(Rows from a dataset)
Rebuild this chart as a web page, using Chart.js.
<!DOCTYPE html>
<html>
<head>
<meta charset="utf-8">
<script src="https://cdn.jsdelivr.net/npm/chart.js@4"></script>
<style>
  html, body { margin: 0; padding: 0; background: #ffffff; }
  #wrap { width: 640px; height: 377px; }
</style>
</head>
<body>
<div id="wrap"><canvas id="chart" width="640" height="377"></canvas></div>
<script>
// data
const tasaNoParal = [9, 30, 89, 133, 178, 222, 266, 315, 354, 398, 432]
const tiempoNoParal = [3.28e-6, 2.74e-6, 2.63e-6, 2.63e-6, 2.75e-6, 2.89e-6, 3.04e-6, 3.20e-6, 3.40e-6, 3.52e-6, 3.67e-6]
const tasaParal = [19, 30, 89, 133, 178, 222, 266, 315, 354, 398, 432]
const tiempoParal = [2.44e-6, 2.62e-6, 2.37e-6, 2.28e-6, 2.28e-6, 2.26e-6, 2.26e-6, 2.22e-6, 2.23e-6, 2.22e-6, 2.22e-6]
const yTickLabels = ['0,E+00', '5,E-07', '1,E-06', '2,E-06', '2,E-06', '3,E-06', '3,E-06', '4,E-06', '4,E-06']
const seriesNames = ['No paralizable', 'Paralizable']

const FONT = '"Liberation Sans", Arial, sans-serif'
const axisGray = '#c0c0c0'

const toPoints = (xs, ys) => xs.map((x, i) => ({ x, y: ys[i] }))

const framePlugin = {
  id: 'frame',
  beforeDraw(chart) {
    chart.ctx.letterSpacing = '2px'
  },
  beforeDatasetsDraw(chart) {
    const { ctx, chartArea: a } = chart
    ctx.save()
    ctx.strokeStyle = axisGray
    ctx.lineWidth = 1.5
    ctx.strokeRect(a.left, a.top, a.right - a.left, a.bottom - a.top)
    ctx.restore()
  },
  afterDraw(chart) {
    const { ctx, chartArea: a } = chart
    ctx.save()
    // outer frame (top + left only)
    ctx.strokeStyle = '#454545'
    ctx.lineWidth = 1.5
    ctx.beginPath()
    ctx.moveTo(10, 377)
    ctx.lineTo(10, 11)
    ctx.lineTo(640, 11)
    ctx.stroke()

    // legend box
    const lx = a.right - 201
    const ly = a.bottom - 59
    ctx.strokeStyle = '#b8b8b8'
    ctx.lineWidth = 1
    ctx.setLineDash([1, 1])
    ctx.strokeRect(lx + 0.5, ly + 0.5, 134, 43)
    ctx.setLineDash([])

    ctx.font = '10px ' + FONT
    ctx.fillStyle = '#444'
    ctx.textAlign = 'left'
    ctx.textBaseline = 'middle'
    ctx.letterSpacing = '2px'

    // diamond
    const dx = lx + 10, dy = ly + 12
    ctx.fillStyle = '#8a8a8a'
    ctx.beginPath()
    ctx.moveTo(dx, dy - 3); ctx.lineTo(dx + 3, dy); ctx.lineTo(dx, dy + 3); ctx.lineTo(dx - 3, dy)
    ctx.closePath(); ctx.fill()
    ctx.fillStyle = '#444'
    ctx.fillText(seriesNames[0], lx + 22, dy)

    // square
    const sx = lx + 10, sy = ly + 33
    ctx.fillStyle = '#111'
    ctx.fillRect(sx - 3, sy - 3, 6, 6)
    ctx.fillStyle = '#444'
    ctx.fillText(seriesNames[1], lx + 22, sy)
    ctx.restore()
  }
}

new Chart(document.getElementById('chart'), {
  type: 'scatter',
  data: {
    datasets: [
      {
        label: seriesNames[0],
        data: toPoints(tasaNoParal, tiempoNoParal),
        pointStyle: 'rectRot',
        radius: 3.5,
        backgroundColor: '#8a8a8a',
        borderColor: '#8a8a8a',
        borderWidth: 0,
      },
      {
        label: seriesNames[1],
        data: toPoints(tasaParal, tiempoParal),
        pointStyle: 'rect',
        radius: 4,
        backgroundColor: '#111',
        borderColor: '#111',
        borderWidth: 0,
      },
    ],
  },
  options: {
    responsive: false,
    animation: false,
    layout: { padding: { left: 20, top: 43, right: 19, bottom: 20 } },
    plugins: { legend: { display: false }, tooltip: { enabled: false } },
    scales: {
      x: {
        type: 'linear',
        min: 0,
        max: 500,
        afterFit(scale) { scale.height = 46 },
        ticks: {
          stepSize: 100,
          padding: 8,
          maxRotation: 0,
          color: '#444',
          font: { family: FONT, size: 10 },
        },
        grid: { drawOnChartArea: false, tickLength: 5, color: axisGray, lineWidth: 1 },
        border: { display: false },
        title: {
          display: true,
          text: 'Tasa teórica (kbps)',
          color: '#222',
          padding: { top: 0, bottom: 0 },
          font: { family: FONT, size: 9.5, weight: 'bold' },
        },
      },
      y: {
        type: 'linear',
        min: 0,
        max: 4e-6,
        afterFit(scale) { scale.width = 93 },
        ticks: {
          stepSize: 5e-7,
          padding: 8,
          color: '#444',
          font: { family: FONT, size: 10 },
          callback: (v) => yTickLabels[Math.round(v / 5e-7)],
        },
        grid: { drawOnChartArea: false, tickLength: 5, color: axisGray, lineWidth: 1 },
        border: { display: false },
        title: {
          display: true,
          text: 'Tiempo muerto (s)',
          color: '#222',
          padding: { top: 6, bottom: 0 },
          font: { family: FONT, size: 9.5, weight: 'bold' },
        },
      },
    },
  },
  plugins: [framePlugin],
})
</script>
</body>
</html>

* * *

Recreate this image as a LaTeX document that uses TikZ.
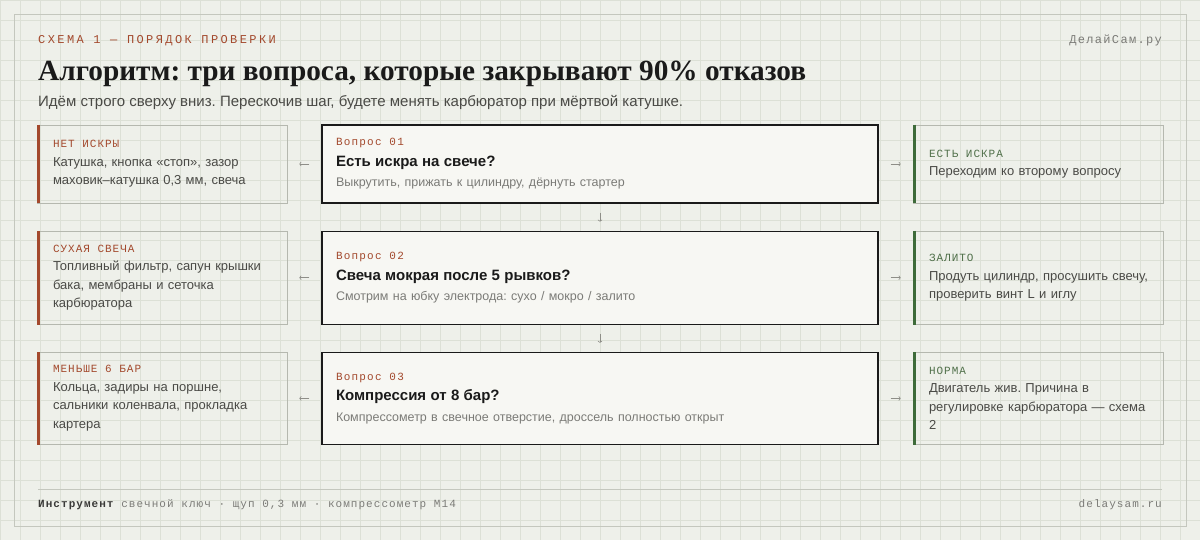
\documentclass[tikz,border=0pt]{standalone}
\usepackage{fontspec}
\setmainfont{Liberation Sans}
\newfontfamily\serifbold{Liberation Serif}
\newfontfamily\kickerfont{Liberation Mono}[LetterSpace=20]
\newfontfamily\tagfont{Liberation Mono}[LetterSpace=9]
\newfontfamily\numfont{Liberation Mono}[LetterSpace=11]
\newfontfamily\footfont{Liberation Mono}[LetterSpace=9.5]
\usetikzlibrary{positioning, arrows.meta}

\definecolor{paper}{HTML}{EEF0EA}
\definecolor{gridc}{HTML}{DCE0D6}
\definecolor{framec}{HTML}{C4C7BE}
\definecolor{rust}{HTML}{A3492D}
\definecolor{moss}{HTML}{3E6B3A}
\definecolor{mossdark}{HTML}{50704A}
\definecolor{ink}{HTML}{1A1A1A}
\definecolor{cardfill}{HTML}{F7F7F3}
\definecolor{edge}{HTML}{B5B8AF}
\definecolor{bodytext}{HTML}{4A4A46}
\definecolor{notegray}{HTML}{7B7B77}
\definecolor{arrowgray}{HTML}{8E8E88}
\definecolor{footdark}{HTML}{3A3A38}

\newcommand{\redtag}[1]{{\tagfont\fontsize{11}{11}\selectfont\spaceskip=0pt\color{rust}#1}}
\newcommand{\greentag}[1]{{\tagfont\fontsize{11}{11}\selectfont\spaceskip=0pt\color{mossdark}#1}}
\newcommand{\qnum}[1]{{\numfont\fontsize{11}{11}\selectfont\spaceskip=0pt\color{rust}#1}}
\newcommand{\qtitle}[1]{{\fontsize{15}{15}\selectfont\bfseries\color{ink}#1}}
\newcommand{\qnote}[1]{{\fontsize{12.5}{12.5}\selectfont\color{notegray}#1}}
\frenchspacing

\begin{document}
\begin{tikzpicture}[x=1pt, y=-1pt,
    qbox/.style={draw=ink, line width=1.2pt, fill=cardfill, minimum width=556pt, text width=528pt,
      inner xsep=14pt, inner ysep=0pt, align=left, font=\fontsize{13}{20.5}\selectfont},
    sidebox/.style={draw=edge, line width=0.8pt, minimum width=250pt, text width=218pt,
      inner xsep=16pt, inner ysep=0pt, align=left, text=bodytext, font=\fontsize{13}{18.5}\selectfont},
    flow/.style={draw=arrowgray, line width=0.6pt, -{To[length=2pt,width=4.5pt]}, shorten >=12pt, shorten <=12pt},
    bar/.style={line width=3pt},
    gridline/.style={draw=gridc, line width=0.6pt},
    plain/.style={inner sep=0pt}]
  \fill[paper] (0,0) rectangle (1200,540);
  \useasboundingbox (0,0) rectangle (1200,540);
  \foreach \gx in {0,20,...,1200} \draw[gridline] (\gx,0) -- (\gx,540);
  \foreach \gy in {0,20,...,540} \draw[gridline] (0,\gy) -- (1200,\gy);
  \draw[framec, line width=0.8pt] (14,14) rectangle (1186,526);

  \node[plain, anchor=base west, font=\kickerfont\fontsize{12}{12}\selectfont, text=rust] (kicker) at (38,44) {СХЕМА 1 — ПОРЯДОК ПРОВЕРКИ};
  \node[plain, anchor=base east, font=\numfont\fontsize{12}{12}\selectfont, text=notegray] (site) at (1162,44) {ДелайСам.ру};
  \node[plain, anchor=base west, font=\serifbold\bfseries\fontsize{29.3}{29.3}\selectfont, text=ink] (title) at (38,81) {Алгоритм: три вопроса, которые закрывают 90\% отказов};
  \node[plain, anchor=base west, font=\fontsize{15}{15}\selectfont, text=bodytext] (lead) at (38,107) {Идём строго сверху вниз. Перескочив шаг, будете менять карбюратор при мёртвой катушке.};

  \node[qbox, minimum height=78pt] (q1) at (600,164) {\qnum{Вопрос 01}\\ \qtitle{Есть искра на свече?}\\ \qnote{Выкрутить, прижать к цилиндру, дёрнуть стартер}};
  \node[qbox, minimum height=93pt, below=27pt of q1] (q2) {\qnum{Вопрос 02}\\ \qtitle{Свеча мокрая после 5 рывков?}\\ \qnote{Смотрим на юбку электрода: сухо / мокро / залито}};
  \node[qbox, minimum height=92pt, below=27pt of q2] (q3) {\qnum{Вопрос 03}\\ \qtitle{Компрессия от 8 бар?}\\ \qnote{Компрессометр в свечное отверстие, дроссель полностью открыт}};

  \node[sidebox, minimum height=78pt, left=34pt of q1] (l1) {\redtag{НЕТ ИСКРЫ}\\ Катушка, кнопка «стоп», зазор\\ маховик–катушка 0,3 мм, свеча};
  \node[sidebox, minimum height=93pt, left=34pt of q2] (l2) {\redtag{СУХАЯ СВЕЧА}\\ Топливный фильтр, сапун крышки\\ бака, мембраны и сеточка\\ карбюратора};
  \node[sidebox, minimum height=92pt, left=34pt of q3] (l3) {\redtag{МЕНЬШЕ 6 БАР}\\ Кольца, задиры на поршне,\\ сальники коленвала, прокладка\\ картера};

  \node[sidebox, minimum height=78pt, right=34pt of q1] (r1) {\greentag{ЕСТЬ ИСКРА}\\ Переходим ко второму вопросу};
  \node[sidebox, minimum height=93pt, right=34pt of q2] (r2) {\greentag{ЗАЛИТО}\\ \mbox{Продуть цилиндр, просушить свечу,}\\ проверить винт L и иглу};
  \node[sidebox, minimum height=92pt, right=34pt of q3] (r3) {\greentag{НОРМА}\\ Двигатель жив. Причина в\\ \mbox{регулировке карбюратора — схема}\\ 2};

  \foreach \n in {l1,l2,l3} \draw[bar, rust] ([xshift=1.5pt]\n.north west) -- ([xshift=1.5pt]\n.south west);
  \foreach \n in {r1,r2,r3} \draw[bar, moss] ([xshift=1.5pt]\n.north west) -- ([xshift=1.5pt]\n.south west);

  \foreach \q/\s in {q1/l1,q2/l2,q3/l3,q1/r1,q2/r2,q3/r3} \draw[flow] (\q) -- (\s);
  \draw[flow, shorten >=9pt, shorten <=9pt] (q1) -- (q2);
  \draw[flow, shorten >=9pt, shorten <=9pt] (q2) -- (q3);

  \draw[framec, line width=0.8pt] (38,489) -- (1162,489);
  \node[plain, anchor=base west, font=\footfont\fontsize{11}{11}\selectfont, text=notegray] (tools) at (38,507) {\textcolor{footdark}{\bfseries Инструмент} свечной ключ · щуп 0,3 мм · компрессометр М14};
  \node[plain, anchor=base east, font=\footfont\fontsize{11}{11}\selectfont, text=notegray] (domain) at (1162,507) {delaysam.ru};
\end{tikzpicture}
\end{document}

▶ THE REQUEST
Transcribe exactly, and only, the lines beginning at the line containing "Rebuild this chart" and ending at the line containing "const toPoints = (xs, ys)", both inclusive.

▶ REPLY TO THE EXERCISE
Rebuild this chart as a web page, using Chart.js.
<!DOCTYPE html>
<html>
<head>
<meta charset="utf-8">
<script src="https://cdn.jsdelivr.net/npm/chart.js@4"></script>
<style>
  html, body { margin: 0; padding: 0; background: #ffffff; }
  #wrap { width: 640px; height: 377px; }
</style>
</head>
<body>
<div id="wrap"><canvas id="chart" width="640" height="377"></canvas></div>
<script>
// data
const tasaNoParal = [9, 30, 89, 133, 178, 222, 266, 315, 354, 398, 432]
const tiempoNoParal = [3.28e-6, 2.74e-6, 2.63e-6, 2.63e-6, 2.75e-6, 2.89e-6, 3.04e-6, 3.20e-6, 3.40e-6, 3.52e-6, 3.67e-6]
const tasaParal = [19, 30, 89, 133, 178, 222, 266, 315, 354, 398, 432]
const tiempoParal = [2.44e-6, 2.62e-6, 2.37e-6, 2.28e-6, 2.28e-6, 2.26e-6, 2.26e-6, 2.22e-6, 2.23e-6, 2.22e-6, 2.22e-6]
const yTickLabels = ['0,E+00', '5,E-07', '1,E-06', '2,E-06', '2,E-06', '3,E-06', '3,E-06', '4,E-06', '4,E-06']
const seriesNames = ['No paralizable', 'Paralizable']

const FONT = '"Liberation Sans", Arial, sans-serif'
const axisGray = '#c0c0c0'

const toPoints = (xs, ys) => xs.map((x, i) => ({ x, y: ys[i] }))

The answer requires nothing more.